Что касается до прочего преподавания в киндергартене, то оно было отлично поставлено, и я быстро выучился читать и писать; так называемая фонетическая система сразу объясняла мне, в чем дело и почему буквы сливаются. Да и в арифметике, и в каких‑то началах географии киндергартен сумел сделать из меня усердного, добросовестного и понятливого ученика. Скажу больше – все, чему я тогда научился, создало основу, которую не удалось затем расшатать ни дилетантски поставленными домашними уроками, ни безобразной казенщиной гимназии. Даже и до сих пор то малое, что я знаю твердо, это то, чему я выучился во время своего пребывания с осени 1876 года до весны 1878 года в школе госпожи Вертер.

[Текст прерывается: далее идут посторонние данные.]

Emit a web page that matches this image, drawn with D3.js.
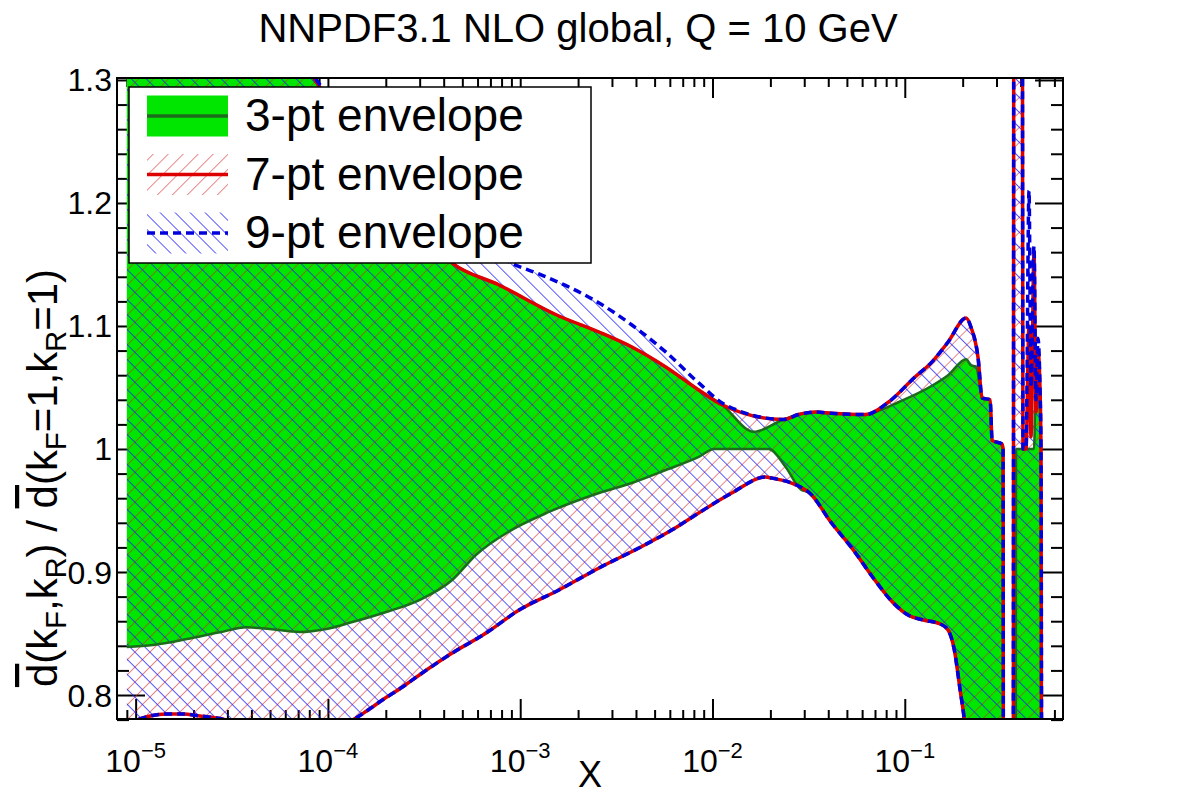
<!DOCTYPE html>
<html>
<head>
<meta charset="utf-8">
<script src="https://cdn.jsdelivr.net/npm/d3@7"></script>
<style>
  body { margin: 0; background: #fff; }
  svg text { font-family: "Liberation Sans", Arial, Helvetica, sans-serif; fill: #000; }
</style>
</head>
<body>
<svg id="chart"></svg>
<script>
// envelopes: [x, ratio]
// values outside 0.78..1.30 are only there so the bands run off the frame
const env3Upper = [
  [9.0e-6, 1.42], [1.5e-5, 1.40], [3.0e-5, 1.365], [5.5e-5, 1.33], [8.5e-5, 1.30],
  [1.29e-4, 1.2528], [2.09e-4, 1.2089], [2.99e-4, 1.178], [4.43e-4, 1.1512], [7.77e-4, 1.1333],
  [1.59e-3, 1.1081], [2.57e-3, 1.0951], [3.81e-3, 1.0829], [5.71e-3, 1.0667], [8.48e-3, 1.048],
  [1.12e-2, 1.036], [1.64e-2, 1.014], [2.34e-2, 1.024], [2.80e-2, 1.028], [3.43e-2, 1.030],
  [4.16e-2, 1.029], [6.24e-2, 1.028], [7.29e-2, 1.031], [9.25e-2, 1.038], [0.137, 1.051],
  [0.168, 1.060], [0.2085, 1.073], [0.221, 1.068], [0.235, 1.067], [0.2525, 1.041],
  [0.278, 1.040], [0.2845, 1.007], [0.3206, 1.004], [0.3245, 1.0], [0.326, 0.5],
  [0.377, 0.5], [0.3789, 1.0], [0.47, 1.0], [0.481, 1.067], [0.493, 1.06],
  [0.5109, 1.0], [0.513, 0.5]
];
const env3Lower = [
  [9.0e-6, 0.839], [1.23e-5, 0.8407], [1.85e-5, 0.8455], [2.74e-5, 0.851], [3.78e-5, 0.855],
  [4.98e-5, 0.8537], [7.12e-5, 0.8512], [9.83e-5, 0.8537], [1.34e-4, 0.8593], [2.01e-4, 0.8675],
  [2.99e-4, 0.8772], [4.43e-4, 0.8935], [5.9e-4, 0.9140], [8.76e-4, 0.9330], [1.41e-3, 0.9488],
  [2.57e-3, 0.9642], [3.81e-3, 0.9724], [5.71e-3, 0.9829], [8.48e-3, 0.9935], [1.02e-2, 1.0],
  [1.96e-2, 1.0], [2.40e-2, 0.9854], [2.90e-2, 0.9667], [3.16e-2, 0.965], [4.16e-2, 0.9398],
  [5.40e-2, 0.9179], [6.86e-2, 0.8951], [8.72e-2, 0.8748], [0.104, 0.865], [0.125, 0.861],
  [0.153, 0.8577], [0.168, 0.8528], [0.181, 0.8366], [0.194, 0.8041], [0.204, 0.78],
  [0.22, 0.72], [0.26, 0.65], [0.55, 0.65]
];
const env7Upper = [
  [9.0e-6, 1.45], [2.0e-5, 1.42], [4.0e-5, 1.37], [6.0e-5, 1.335], [8.6e-5, 1.30],
  [1.29e-4, 1.2528], [2.09e-4, 1.2089], [2.99e-4, 1.178], [4.43e-4, 1.1512], [7.77e-4, 1.1333],
  [1.59e-3, 1.1081], [2.57e-3, 1.0951], [3.81e-3, 1.0829], [5.71e-3, 1.0667], [8.48e-3, 1.048],
  [1.12e-2, 1.036], [2.34e-2, 1.024], [2.80e-2, 1.028], [3.43e-2, 1.030], [4.16e-2, 1.029],
  [6.24e-2, 1.028], [8.21e-2, 1.038], [0.113, 1.0585], [0.137, 1.070], [0.168, 1.087],
  [0.2085, 1.1065], [0.221, 1.099], [0.2406, 1.074], [0.2525, 1.0415], [0.278, 1.040],
  [0.2845, 1.007], [0.3206, 1.004], [0.3245, 1.0], [0.3265, 0.5], [0.3656, 0.5],
  [0.370, 1.6], [0.407, 1.6], [0.412, 1.0], [0.427, 1.0], [0.4426, 1.10],
  [0.4533, 1.01], [0.4699, 1.16], [0.4813, 1.03], [0.493, 1.08], [0.5048, 1.05],
  [0.5109, 1.0], [0.517, 0.5]
];
const env7Lower = [
  [9.0e-6, 0.776], [1.05e-5, 0.7805], [1.19e-5, 0.783], [1.45e-5, 0.7846], [1.76e-5, 0.7846],
  [2.16e-5, 0.783], [2.64e-5, 0.7813], [2.98e-5, 0.7797], [4.4e-5, 0.774], [7.1e-5, 0.771],
  [1.02e-4, 0.774], [1.34e-4, 0.7797], [1.59e-4, 0.787], [1.92e-4, 0.7959], [2.44e-4, 0.8065],
  [2.99e-4, 0.8163], [4.43e-4, 0.8341], [6.65e-4, 0.8504], [9.87e-4, 0.8691], [1.59e-3, 0.8854],
  [2.57e-3, 0.9033], [4.14e-3, 0.9195], [6.14e-3, 0.9341], [8.48e-3, 0.948], [1.26e-2, 0.9642],
  [1.89e-2, 0.9772], [2.03e-2, 0.9764], [3.16e-2, 0.965], [4.16e-2, 0.9398], [5.40e-2, 0.9179],
  [6.86e-2, 0.8951], [8.72e-2, 0.8748], [0.104, 0.865], [0.125, 0.861], [0.153, 0.8577],
  [0.168, 0.8528], [0.181, 0.8366], [0.194, 0.8041], [0.204, 0.78], [0.22, 0.72],
  [0.26, 0.65], [0.55, 0.65]
];
const env9Upper = [
  [9.0e-6, 1.50], [3.0e-5, 1.42], [6.0e-5, 1.345], [8.73e-5, 1.30], [1.46e-4, 1.261],
  [2.35e-4, 1.2268], [3.79e-4, 1.1967], [5.77e-4, 1.1724], [8.76e-4, 1.152], [1.25e-3, 1.1423],
  [1.79e-3, 1.1317], [2.57e-3, 1.1187], [3.81e-3, 1.1008], [5.71e-3, 1.0789], [8.48e-3, 1.0537],
  [1.17e-2, 1.0358], [2.34e-2, 1.024], [2.80e-2, 1.028], [3.43e-2, 1.030], [4.16e-2, 1.029],
  [6.24e-2, 1.028], [8.21e-2, 1.038], [0.113, 1.0585], [0.137, 1.070], [0.168, 1.087],
  [0.2085, 1.1065], [0.221, 1.099], [0.2406, 1.074], [0.2525, 1.0415], [0.278, 1.040],
  [0.2845, 1.007], [0.3206, 1.004], [0.3245, 1.0], [0.3265, 0.5], [0.3656, 0.5],
  [0.370, 1.6], [0.407, 1.6], [0.412, 1.0], [0.427, 1.0], [0.4426, 1.21],
  [0.4533, 1.05], [0.4699, 1.165], [0.4813, 1.04], [0.493, 1.09], [0.5048, 1.05],
  [0.5109, 1.0], [0.517, 0.5]
];
// the 9-pt lower edge sits on top of the 7-pt one everywhere
const env9Lower = env7Lower;

const xMajorTicks = [1e-5, 1e-4, 1e-3, 1e-2, 1e-1];
const xTickExponents = ["\u22125", "\u22124", "\u22123", "\u22122", "\u22121"];
const yMajorTicks = [0.8, 0.9, 1.0, 1.1, 1.2, 1.3];
const yTickLabels = ["0.8", "0.9", "1", "1.1", "1.2", "1.3"];
const legendLabels = ["3-pt envelope", "7-pt envelope", "9-pt envelope"];

const W = 1182, H = 800;
const plot = {left: 117, right: 1063, top: 78, bottom: 719};

const svg = d3.select("#chart").attr("width", W).attr("height", H);

const x = d3.scaleLog().domain([8e-6, 0.665]).range([plot.left, plot.right]);
const y = d3.scaleLinear().domain([0.7805, 1.3016]).range([plot.bottom, plot.top]);

const defs = svg.append("defs");
defs.append("clipPath").attr("id", "plotClip")
  .append("rect")
  .attr("x", plot.left).attr("y", plot.top)
  .attr("width", plot.right - plot.left).attr("height", plot.bottom - plot.top);

function makeHatch(id, angle, color, opacity, width) {
  const p = defs.append("pattern").attr("id", id)
    .attr("patternUnits", "userSpaceOnUse")
    .attr("width", 10.6).attr("height", 10.6)
    .attr("patternTransform", `rotate(${angle})`);
  p.append("line")
    .attr("x1", 5.3).attr("x2", 5.3).attr("y1", -1).attr("y2", 11.6)
    .attr("stroke", color).attr("stroke-width", width).attr("stroke-opacity", opacity);
}
makeHatch("hatch7", 45, "#d42020", 0.55, 1);
makeHatch("hatch9", -45, "#1a1aff", 0.9, 0.8);

// minor ticks
const xMinorTicks = [];
for (let e = -6; e <= -1; e++) {
  for (let k = 2; k <= 9; k++) {
    const v = k * Math.pow(10, e);
    if (v > 8.05e-6 && v < 0.665) xMinorTicks.push(v);
  }
}
const yMinorTicks = d3.range(0, 27).map(i => +(0.78 + 0.02 * i).toFixed(2))
  .filter(v => Math.abs(v * 10 - Math.round(v * 10)) > 1e-6);

function drawTicks(axis, values, size, tx, ty) {
  svg.append("g").attr("transform", `translate(${tx},${ty})`)
    .call(axis.tickValues(values).tickSize(size).tickSizeOuter(0).tickFormat(""))
    .call(g => g.select(".domain").remove())
    .call(g => g.selectAll("line").attr("stroke", "#000").attr("stroke-width", 2));
}
drawTicks(d3.axisBottom(x), xMajorTicks, -20, 0, plot.bottom);
drawTicks(d3.axisBottom(x), xMinorTicks, -9, 0, plot.bottom);
drawTicks(d3.axisTop(x), xMajorTicks, -20, 0, plot.top);
drawTicks(d3.axisTop(x), xMinorTicks, -9, 0, plot.top);
drawTicks(d3.axisLeft(y), yMajorTicks, -28, plot.left, 0);
drawTicks(d3.axisLeft(y), yMinorTicks, -12, plot.left, 0);
drawTicks(d3.axisRight(y), yMajorTicks, -28, plot.right, 0);
drawTicks(d3.axisRight(y), yMinorTicks, -12, plot.right, 0);

// bands and lines
const line = d3.line().x(d => x(d[0])).y(d => y(d[1])).curve(d3.curveMonotoneX);
function band(upper, lower) {
  return line(upper) + line(lower.slice().reverse()).replace(/^M/, "L") + "Z";
}

const body = svg.append("g").attr("clip-path", "url(#plotClip)");
body.append("path").attr("d", band(env3Upper, env3Lower)).attr("fill", "#00e600");
body.append("path").attr("d", band(env7Upper, env7Lower)).attr("fill", "url(#hatch7)");
body.append("path").attr("d", band(env9Upper, env9Lower)).attr("fill", "url(#hatch9)");

[env3Upper, env3Lower].forEach(d => {
  body.append("path").attr("d", line(d)).attr("fill", "none")
    .attr("stroke", "#1d6b1d").attr("stroke-width", 2.5);
});
[env7Upper, env7Lower].forEach(d => {
  body.append("path").attr("d", line(d)).attr("fill", "none")
    .attr("stroke", "#dd0000").attr("stroke-width", 3.5);
});
[env9Upper, env9Lower].forEach(d => {
  body.append("path").attr("d", line(d)).attr("fill", "none")
    .attr("stroke", "#0000dd").attr("stroke-width", 3.5).attr("stroke-dasharray", "8,5");
});

// frame
svg.append("rect")
  .attr("x", plot.left).attr("y", plot.top)
  .attr("width", plot.right - plot.left).attr("height", plot.bottom - plot.top)
  .attr("fill", "none").attr("stroke", "#000").attr("stroke-width", 2);

// tick labels
svg.append("g").selectAll("text").data(yMajorTicks).enter().append("text")
  .attr("x", 112).attr("y", d => y(d) + 11.5)
  .attr("text-anchor", "end").attr("font-size", 32)
  .text((d, i) => yTickLabels[i]);

const xl = svg.append("g").selectAll("text").data(xMajorTicks).enter().append("text")
  .attr("x", d => x(d)).attr("y", 772)
  .attr("text-anchor", "middle").attr("font-size", 32);
xl.append("tspan").text("10");
xl.append("tspan").attr("font-size", 22).attr("dy", -14).text((d, i) => xTickExponents[i]);

// axis titles
svg.append("text").attr("x", 590).attr("y", 787).attr("text-anchor", "middle")
  .attr("font-size", 36).text("X");

svg.append("text").attr("x", 578).attr("y", 42).attr("text-anchor", "middle")
  .attr("font-size", 40).text("NNPDF3.1 NLO global, Q = 10 GeV");

const ylab = svg.append("text")
  .attr("transform", "translate(57,478) rotate(-90)")
  .attr("text-anchor", "middle").attr("font-size", 42);
function sub(t) { ylab.append("tspan").attr("font-size", 29).attr("dy", 9).text(t); }
function back(t) { ylab.append("tspan").attr("dy", -9).text(t); }
ylab.append("tspan").style("text-decoration", "overline").text("d");
ylab.append("tspan").text("(k");
sub("F"); back(",k"); sub("R"); back(") / ");
ylab.append("tspan").style("text-decoration", "overline").text("d");
ylab.append("tspan").text("(k");
sub("F"); back("=1,k"); sub("R"); back("=1)");

// legend
const legend = svg.append("g");
legend.append("rect").attr("x", 129).attr("y", 87).attr("width", 462).attr("height", 176)
  .attr("fill", "#fff").attr("stroke", "#000").attr("stroke-width", 1.5);
const swatchFill = ["#00e600", "url(#hatch7)", "url(#hatch9)"];
const swatchLine = ["#1d6b1d", "#dd0000", "#0000dd"];
legendLabels.forEach((label, i) => {
  const cy = 116 + i * 58.5;
  legend.append("rect").attr("x", 147).attr("y", cy - 20.5).attr("width", 81).attr("height", 41)
    .attr("fill", swatchFill[i]);
  legend.append("line").attr("x1", 147).attr("x2", 228).attr("y1", cy).attr("y2", cy)
    .attr("stroke", swatchLine[i]).attr("stroke-width", 3.5)
    .attr("stroke-dasharray", i === 2 ? "8,5" : null);
  legend.append("text").attr("x", 245).attr("y", cy + 15).attr("font-size", 46).text(label);
});
</script>
</body>
</html>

В этой же школе я испытал впервые сладость первого публичного успеха. Это произошло на каком‑то чествовании тети Жени – в день ее рождения или именин. Был подан на всю школу шоколад, были налажены какие‑то танцы и игры, а затем кому‑то пришло в голову устроить что‑то театральное. Детвору младших классов посадили в зале рядами перед дверью в коридор, а в этих дверях поочередно стали появляться мои товарищи и товарки. Одни лопотали какие‑то стишки, другие пели песенки. Все это показалось мне ужасно скучным, и меня стал разбирать какой‑то особый задор. Ужасно захотелось что‑либо представить удивительное. Что именно, я сам не знал до момента, когда поднялся занавес, точнее, когда отворились двери из коридора в залу, но в этот момент меня осенило вдохновение, и, побеждая обычную робость, я начал действовать. Что именно я изображал, я не сумел бы и тогда объяснить. Публика увидала меня сидящим за низеньким (по моему же требованию поставленным) столом, погруженным в какое‑то занятие. Я с азартом рылся в книгах, что‑то быстро записывал и часто изо всех сил хлопал по столу, корча вдохновенные рожи. Кончалась же эта немая сцена тем, что я влез со стула на стол, на столе изобразил припадок безумного гнева, а затем со всего размаха грохнулся на пол, причем постарался это сделать, как заправский актер – так, чтобы не было больно. Зала огласилась неистовыми аплодисментами, я же, счастливый, выходил на вызовы и раскланивался, раскланивался. Курьезно, что этот идиотский мой дебют запечатлелся во мне на всю жизнь. Запечатлелся не один только тогдашний успех, но и то не совсем приятное чувство, которое, несмотря на успех, во мне тогда же пробудилось. Я понял, что мой успех не заслужен, что я бессмысленно что‑то наерундил, и это послужило мне навсегда уроком: я тщательно с тех пор старался от всякого подобного бессмысленного гаерства воздерживаться, но не могу утверждать, чтобы это мне всегда удавалось.

 

ГЛАВА 6

Русско‑турецкая война

 

Приближение войны стало чувствоваться задолго до ее объявления, и хотя я пребывал в том блаженном состоянии, когда газет еще не читают и политическими убеждениями не обладают, однако все же и на мне общие настроения отразились довольно ярко. Но та русско‑турецкая война носила особый, я бы сказал несколько семейный характер – такой, по крайней мере, она представлялась всем тем, кто почувствовал, что семья русских людей вдруг может пополниться присоединением к ней братьев славян или, как их с чисто родственной фамильярностью называли, – «братушек». Все разговоры в обществе, где бы и когда бы они ни велись, вертелись вокруг сербов, болгар и черногорцев. В них главным образом видели несчастных мучеников, стенавших под игом турок, а также изумительных героев, готовых жертвовать всем, чтобы завоевать свободу и независимость. Особенное впечатление на меня производили рассказы про те пытки, которым подвергали кровожадные башибузуки жителей подвластных Порте стран. На страницах иллюстрированных журналов печатались картинки на эту же тему, а на выставках появлялись картины иной раз значительных размеров, в которых художники старались выразить свое негодование или свой патриотический восторг.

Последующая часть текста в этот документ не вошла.